If Greenport waters were roiling last week after the village warned that moorings in Stirling Harbor without proper permits might be removed, tempers came to a full boil last Thursday after village officials did pull out six moorings, saying they were illegal.

Marine contractor John Costello, who had four moorings removed, says he’s talking to maritime attorneys about how to proceed. Two others whose moorings were pulled — Greenport residents Antoon Schollee and Richard Greenfield — are complaining that the harbormaster’s actions were illegal.

“Mayor Nyce’s hired hands, acting illegally, roughly removed my boat from its mooring; they then pulled the mooring ball and tackle out of the water and absconded with it to an undisclosed location,” Mr. Schollee wrote in a letter to the editor that appears in today’s paper.

Without proof from Mr. Nyce that the village has jurisdiction over the navigable waters surrounding the village, Mr. Schollee said he will consider the village’s action “an illegal infringement” and will insist on his “legal right” to his mooring.

Mr. Greenfield said the first notice he received had come from Mr. Costello on Monday, who told him his mooring had been removed. Mayor David Nyce, in a phone interview Tuesday, said Mr. Greenfield had been given notice a year and a half ago warning that his mooring might be removed. He also said he had spoken to Mr. Schollee’s lawyer, who argued that Mr. Schollee and Mr. Greenfield had Army Corps permits for their moorings and should be allowed to keep them in place. Mr. Nyce said he had no authority to approve such an arrangement. Anyone who wants a mooring in the village mooring field needs village permits, not Army Corps permits, he said.

The mayor said that although the Army Corps of Engineers had dredged Stirling Basin, it had no authority to approve any moorings there. That power rested with the village, which, by agreement with the New York State Department of State, controls the mooring field within 1,500 feet of the shoreline, he said.

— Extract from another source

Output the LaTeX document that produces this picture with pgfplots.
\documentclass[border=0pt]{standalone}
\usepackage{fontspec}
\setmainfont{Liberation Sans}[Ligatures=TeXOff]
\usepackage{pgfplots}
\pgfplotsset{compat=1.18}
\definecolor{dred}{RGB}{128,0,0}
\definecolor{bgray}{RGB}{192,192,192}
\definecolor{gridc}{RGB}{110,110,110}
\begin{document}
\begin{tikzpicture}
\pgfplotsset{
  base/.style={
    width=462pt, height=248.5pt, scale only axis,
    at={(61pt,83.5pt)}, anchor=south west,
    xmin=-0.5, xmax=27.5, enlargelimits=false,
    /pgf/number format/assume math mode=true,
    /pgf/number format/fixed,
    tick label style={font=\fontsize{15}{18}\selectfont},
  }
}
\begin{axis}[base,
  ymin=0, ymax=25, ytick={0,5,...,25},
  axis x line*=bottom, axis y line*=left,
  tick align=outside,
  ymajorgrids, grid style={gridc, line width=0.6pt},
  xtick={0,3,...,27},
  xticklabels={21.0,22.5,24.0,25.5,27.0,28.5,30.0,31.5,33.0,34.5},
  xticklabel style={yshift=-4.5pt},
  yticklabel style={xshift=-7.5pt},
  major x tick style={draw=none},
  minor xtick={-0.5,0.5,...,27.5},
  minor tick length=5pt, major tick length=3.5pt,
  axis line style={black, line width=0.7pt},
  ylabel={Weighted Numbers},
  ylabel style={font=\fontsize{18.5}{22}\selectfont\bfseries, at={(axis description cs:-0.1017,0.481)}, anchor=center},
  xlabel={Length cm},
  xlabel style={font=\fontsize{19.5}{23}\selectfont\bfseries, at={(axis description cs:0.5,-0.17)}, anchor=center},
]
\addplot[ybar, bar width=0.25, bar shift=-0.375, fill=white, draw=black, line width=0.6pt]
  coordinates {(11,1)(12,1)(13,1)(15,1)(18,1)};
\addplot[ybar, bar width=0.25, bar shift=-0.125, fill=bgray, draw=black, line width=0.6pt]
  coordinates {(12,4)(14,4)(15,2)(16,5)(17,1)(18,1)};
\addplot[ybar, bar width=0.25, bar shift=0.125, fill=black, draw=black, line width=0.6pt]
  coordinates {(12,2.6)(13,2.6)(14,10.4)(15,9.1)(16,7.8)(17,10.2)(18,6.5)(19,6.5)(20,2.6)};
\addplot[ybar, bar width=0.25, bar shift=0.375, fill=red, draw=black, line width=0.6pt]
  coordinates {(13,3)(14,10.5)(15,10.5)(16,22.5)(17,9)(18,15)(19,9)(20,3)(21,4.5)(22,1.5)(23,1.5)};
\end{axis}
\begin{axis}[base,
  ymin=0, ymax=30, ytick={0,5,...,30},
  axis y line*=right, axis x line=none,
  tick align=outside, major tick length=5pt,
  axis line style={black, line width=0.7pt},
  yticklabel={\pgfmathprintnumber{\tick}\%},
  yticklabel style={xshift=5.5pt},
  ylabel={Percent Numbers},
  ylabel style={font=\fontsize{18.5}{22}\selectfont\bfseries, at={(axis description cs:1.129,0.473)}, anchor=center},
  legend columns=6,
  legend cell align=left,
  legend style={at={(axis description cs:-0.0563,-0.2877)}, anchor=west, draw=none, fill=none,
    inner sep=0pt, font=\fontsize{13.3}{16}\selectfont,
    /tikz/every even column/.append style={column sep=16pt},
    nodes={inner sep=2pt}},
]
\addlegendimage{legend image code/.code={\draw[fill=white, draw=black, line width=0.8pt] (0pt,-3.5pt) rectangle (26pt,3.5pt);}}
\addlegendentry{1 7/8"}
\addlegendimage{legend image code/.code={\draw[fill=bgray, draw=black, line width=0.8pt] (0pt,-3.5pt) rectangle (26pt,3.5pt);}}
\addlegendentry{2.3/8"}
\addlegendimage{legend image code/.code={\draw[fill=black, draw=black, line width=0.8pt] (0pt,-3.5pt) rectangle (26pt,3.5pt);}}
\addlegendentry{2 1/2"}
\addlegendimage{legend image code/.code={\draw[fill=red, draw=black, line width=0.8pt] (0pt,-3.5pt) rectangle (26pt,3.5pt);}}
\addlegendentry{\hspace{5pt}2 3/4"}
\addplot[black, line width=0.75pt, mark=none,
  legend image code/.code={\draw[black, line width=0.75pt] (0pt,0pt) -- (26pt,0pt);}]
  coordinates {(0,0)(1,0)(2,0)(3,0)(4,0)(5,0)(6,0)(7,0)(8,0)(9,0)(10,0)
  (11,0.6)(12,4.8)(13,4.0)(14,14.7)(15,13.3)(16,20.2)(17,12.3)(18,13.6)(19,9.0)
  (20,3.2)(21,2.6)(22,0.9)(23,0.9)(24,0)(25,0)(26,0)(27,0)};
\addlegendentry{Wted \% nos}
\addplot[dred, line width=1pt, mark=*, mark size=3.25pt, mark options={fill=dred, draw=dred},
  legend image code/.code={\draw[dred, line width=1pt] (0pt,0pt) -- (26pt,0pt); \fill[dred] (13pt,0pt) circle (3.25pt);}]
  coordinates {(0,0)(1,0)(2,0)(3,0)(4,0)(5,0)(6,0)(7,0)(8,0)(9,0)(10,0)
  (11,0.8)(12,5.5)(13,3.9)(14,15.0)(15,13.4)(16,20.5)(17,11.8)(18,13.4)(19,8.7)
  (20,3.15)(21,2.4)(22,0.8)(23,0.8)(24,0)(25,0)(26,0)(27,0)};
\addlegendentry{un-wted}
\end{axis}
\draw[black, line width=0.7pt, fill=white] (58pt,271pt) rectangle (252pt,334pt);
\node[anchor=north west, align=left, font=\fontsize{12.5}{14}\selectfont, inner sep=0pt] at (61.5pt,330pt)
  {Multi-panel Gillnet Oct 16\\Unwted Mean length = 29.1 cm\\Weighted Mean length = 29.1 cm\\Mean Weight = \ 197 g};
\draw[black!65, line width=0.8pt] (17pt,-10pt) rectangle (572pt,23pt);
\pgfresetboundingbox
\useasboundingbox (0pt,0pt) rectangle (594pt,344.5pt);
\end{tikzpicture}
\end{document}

As for Mr. Costello, Mr. Nyce said he had never had permission to put any of his four moorings in place.

On July 27, 2009, the Village Board approved the removal of the Schollee and Greenfield moorings, but no action was taken until last Thursday. Village Board members on Nov. 23, 2009, directed then-harbormaster Joe Angevine to provide two moorings to Mr. Costello before the winter, with the single constraint that they be placed so that other boats would still have sufficient egress from the harbor.

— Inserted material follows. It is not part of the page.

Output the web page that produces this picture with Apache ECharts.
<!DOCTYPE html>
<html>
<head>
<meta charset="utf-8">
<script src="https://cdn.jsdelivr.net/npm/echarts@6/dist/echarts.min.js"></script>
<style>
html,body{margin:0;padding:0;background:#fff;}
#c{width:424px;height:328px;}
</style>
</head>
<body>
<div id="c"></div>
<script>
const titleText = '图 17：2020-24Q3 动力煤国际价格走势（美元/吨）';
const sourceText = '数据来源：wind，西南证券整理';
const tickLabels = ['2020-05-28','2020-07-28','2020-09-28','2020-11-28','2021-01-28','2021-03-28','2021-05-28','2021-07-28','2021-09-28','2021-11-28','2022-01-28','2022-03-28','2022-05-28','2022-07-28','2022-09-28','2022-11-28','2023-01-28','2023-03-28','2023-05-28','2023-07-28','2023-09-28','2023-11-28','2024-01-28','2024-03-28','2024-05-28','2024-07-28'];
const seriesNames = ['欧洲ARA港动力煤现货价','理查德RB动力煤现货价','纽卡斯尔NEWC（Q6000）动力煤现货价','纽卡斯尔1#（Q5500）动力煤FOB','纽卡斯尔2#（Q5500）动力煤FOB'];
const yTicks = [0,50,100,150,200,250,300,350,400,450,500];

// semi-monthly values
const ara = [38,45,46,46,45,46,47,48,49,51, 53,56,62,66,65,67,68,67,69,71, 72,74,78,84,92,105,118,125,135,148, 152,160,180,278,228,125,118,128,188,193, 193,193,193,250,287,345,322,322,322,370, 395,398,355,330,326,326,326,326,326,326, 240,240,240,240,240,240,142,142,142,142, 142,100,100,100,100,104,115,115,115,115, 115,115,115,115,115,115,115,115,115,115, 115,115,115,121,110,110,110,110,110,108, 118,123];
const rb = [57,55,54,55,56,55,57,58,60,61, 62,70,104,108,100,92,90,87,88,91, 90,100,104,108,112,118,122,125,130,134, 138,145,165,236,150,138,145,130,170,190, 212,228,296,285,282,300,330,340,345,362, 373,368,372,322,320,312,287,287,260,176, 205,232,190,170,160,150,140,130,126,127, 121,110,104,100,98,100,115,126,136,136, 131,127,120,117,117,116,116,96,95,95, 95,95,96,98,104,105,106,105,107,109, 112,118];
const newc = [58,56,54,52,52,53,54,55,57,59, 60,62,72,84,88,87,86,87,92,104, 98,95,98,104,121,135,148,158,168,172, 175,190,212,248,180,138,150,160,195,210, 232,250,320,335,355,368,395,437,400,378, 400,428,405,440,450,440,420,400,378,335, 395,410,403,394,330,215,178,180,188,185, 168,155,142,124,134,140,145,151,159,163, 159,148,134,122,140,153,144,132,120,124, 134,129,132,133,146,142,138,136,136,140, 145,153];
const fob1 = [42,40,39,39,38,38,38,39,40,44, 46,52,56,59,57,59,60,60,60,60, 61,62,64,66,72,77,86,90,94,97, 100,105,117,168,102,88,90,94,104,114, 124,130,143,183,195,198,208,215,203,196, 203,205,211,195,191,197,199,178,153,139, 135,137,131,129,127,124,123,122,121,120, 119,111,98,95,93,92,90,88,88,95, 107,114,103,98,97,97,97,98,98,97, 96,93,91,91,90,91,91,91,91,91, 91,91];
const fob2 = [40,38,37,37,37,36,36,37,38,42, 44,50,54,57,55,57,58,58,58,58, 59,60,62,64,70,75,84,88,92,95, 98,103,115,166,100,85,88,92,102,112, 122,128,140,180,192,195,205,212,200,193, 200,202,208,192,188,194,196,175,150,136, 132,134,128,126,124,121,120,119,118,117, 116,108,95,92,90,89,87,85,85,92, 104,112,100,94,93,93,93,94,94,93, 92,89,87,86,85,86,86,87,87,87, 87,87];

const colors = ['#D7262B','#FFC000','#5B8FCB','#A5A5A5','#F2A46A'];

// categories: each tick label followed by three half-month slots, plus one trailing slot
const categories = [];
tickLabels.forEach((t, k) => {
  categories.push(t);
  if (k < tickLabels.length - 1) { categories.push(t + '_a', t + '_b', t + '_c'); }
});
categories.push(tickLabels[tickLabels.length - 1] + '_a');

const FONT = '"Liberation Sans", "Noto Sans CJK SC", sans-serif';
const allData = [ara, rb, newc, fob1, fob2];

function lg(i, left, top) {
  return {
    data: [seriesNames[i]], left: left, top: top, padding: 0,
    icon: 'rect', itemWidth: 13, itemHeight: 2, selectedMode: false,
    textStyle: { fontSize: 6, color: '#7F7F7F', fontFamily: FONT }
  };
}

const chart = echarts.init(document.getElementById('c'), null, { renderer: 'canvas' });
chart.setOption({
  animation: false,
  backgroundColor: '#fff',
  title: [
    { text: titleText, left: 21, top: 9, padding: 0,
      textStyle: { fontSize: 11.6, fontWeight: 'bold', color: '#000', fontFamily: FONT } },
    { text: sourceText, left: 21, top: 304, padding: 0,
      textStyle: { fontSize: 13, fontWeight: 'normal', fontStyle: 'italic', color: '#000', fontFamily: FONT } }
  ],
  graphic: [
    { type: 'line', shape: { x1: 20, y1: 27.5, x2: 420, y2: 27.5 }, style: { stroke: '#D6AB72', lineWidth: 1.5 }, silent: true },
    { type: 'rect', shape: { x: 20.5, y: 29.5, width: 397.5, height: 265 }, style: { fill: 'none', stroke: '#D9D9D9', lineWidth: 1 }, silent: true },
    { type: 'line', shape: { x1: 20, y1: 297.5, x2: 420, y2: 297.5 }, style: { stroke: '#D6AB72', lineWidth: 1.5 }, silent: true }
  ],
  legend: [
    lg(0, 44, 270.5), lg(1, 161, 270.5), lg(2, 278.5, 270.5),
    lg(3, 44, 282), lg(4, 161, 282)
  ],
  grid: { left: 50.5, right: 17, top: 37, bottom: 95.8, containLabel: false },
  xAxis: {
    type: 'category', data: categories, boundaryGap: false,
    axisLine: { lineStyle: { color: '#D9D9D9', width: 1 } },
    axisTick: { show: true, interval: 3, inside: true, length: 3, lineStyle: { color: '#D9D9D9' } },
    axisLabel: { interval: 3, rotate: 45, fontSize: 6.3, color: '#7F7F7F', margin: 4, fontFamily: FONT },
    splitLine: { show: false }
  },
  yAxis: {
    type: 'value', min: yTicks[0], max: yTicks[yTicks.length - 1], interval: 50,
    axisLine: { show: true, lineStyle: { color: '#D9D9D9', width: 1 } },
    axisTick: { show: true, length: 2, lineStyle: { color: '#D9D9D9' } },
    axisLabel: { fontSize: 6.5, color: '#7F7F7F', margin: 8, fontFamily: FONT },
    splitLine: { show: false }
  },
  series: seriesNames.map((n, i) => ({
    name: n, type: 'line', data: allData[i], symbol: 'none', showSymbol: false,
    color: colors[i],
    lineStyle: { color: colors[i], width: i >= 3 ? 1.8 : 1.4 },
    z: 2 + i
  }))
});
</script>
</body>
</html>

Mr. Costello’s moorings were supposed to go where Mr. Schollee and Mr. Greenfield had their unauthorized moorings, the mayor said. Since no action had been taken to remove them, Mr. Costello was never given the mooring space he was supposed to have last winter.

Mr. Greenfield, in a phone interview Tuesday, said he had had his mooring in place since 1989. He said Stirling Basin is not a natural harbor and that it was created by the Army Corps of Engineers in the 1930s. He said he had researched the history before placing his mooring and found that the Army Corps had asked Southold Town and Greenport Village to share in the cost of the dredging and provide transient dock space in Stirling Harbor.

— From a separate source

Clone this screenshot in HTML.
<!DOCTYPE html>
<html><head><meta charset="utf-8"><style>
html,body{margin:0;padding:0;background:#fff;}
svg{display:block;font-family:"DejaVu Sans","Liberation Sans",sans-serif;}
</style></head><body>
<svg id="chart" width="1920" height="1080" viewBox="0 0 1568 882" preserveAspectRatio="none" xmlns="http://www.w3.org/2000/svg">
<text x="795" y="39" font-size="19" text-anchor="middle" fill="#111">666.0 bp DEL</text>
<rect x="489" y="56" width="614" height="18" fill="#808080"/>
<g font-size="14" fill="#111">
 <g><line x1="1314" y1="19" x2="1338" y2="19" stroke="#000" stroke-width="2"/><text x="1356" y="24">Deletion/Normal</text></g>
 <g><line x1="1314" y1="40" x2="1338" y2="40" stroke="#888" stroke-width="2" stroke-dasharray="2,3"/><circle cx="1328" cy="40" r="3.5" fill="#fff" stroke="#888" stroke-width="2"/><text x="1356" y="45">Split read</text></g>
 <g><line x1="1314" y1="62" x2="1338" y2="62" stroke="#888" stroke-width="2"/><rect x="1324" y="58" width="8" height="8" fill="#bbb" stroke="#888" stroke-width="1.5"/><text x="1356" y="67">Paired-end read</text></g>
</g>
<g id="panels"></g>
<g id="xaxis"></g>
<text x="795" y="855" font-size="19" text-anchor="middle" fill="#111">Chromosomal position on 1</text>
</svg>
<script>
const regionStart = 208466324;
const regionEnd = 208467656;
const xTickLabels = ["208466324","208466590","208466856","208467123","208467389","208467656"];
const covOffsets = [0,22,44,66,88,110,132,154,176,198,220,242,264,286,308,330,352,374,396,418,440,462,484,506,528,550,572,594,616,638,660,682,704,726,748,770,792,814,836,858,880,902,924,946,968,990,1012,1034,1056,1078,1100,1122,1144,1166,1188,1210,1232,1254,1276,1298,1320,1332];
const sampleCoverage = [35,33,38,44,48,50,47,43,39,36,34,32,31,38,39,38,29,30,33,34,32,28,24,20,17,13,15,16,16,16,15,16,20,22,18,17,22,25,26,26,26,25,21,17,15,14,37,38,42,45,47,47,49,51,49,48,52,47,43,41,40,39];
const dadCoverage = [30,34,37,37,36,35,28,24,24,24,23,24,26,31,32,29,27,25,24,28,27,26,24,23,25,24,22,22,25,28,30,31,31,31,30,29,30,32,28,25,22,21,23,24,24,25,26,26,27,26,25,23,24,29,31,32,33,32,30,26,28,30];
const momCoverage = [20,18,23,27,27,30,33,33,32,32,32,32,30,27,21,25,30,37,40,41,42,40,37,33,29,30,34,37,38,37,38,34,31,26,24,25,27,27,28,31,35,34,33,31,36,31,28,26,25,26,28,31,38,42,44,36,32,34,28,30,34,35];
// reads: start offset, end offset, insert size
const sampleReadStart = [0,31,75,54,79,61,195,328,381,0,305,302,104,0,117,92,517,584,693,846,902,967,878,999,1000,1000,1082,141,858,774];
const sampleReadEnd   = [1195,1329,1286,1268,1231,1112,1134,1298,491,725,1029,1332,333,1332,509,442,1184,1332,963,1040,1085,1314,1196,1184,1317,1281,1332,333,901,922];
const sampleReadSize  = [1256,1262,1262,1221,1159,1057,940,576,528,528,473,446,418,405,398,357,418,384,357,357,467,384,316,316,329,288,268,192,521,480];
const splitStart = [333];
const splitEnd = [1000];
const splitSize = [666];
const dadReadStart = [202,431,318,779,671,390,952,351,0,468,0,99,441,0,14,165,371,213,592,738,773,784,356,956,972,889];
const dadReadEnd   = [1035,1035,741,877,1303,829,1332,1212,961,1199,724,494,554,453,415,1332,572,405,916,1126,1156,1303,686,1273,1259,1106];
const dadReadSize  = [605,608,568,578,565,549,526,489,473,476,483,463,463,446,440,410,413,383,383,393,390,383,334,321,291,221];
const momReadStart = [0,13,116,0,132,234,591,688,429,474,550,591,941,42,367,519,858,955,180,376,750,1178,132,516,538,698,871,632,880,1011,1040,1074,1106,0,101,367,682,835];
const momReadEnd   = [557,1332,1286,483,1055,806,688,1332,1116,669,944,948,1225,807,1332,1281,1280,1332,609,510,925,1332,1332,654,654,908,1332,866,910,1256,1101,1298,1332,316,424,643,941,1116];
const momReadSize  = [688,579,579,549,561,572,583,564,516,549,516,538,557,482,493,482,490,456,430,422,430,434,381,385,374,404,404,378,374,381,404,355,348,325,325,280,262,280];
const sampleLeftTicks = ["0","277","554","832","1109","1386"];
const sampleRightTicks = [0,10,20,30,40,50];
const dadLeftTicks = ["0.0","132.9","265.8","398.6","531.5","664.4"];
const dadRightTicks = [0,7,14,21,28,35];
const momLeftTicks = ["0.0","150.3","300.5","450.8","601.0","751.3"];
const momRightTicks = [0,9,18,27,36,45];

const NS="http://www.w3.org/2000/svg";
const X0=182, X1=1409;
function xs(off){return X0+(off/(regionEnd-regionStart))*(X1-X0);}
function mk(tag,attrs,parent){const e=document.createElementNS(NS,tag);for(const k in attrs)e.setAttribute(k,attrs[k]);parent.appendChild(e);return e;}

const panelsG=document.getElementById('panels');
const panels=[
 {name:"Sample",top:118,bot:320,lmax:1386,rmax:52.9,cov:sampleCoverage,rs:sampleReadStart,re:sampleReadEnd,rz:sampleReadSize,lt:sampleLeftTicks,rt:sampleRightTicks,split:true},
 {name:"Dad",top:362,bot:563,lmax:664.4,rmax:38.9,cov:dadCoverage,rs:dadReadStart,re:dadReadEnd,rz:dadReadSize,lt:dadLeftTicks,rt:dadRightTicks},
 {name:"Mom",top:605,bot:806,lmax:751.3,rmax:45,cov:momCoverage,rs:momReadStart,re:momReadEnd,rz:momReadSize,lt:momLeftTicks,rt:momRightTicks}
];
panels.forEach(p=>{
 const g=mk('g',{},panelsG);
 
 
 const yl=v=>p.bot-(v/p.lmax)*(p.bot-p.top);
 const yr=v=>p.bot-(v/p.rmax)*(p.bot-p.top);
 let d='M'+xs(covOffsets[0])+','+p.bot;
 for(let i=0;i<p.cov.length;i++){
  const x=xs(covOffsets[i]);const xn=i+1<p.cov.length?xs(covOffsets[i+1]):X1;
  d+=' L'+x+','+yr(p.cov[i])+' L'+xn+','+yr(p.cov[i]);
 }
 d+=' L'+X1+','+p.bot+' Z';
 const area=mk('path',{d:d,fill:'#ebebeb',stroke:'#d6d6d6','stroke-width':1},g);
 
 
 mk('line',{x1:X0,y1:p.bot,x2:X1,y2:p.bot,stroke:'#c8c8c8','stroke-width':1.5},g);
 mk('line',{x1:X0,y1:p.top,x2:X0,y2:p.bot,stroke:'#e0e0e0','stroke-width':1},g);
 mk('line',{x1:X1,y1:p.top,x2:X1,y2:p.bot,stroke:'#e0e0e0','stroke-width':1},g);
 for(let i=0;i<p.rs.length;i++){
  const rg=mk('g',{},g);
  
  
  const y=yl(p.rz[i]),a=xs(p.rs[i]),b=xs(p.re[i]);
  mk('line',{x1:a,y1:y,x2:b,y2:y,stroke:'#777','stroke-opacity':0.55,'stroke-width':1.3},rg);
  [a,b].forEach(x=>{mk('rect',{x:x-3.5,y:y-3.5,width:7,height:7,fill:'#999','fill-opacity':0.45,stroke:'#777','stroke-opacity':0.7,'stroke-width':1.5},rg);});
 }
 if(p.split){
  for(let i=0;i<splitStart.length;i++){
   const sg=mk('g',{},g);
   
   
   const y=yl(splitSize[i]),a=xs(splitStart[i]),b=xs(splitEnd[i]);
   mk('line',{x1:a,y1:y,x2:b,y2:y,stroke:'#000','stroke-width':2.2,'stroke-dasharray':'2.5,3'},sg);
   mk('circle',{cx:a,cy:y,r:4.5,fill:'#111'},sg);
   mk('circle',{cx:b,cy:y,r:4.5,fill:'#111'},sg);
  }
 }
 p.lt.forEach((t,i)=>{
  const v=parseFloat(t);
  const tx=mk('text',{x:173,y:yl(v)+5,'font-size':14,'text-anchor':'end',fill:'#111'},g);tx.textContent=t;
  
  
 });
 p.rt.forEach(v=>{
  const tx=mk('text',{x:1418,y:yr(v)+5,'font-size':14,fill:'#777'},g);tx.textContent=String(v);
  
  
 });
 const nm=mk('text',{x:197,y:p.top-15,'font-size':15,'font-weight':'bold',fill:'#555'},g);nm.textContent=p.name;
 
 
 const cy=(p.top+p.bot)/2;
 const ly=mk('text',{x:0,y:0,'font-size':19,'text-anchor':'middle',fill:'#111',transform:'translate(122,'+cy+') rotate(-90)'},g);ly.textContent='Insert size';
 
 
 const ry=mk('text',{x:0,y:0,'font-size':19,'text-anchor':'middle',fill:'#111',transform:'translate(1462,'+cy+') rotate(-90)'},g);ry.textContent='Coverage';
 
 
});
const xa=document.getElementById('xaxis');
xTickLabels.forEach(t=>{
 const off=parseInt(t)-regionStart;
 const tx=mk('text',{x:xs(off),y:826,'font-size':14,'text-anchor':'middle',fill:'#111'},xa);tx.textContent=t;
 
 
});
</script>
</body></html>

The town and village balked, but the Army Corps thought the need for the harbor was important enough “for the people of the United States” that it took on the project alone, Mr. Greenfield said. His mooring used a 400-pound mushroom anchor that met Army Corps of Engineer standards, while the village’s cement moorings don’t, he said.

In 1990, a previous Village Board maintained that it alone had the authority to issue permits for the mooring field, but a court decision overturned the village claim, Mr. Greenfield said. He said Mr. Nyce recognized his right to the mooring three years ago when he requested that Mr. Greenfield rent the mooring to Mr. Costello.

The mayor doesn’t deny making that request but said the action last week in removing the moorings was based on the July 2009 resolution authorizing such action.

Mr. Costello said that the Local Waterfront Revitalization Program calls for encouragement of maritime businesses and he questioned how the removal of his moorings could reflect that mandate. He also questioned why there had been so little turnover in moorings in recent years, especially given the economy that presumably would have forced some of those renting moorings to give up boating or leave the area.

The mayor said only that a review of the village’s mooring fields is under way and that he would like to create more moorings, but with the size of typical boats on the rise he didn’t yet know whether that will be possible.

Mr. Costello didn’t directly answer a question about whether he considered his placement of four moorings illegal. He said he has long been asking for moorings and Village Board members did agree to provide them as soon as possible.

There’s also a question about the removal of one of Mr. Costello’s moorings since the boat on it had federal documentation that prohibited anyone from boarding it to move it without permission of the owner. The boat was moved to another mooring without his permission, Mr. Costello said.